The recent defeat of the “religious rights” bill in Augusta was appropriate, since it is in accord with the Equal Rights Protection Clause of the U.S. Constitution, which already protects people from arbitrary discrimination.

That the vote was strictly along party lines was no surprise, since the Republican Party is an active supporter of conservative Christian morals. It is entirely likely that this bill will be revived another year.

If so, there should be an amendment requiring all such businesses to post at their entrances a sign that informs the public that “they have a discriminating policy based on their religious beliefs.” The public has a right to know. It’s sad that such a sign would be needed even in some churches.

Arizona’s governor just vetoed a “Christian shield” bill allowing business owners to cite religious beliefs to discriminate against gays – refusing to bake cakes for lesbian and gay weddings, for example. This is the first of 10 such proposed bills in Republican-controlled states.

In a recent “Dear Abby” letter, a couple who had retired to Tampa was quickly welcomed to neighborhood gatherings. Two couples in their new neighborhood were gay – one male, one female.

When it was the newly retired couple’s turn to host, they did not invite the gay couples because they did not approve of their lifestyle choices.
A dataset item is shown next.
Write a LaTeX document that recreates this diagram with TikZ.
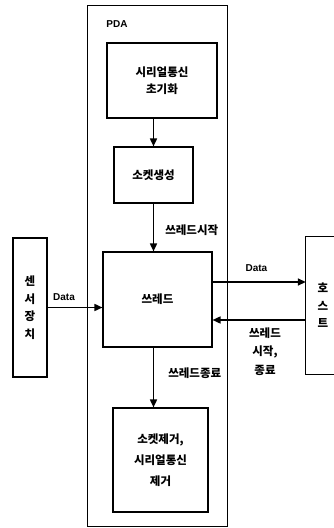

They had moved from a conservative community where people, if “different,” kept to themselves. Since then the newcomers have been excluded from neighborhood gatherings.

Abby said it appears they would be happier in a less integrated neighborhood surrounded by people who think the way they do, adding: “But if you interact only with people like yourselves, you will have missed a chance for growth, which is what you have been offered here.”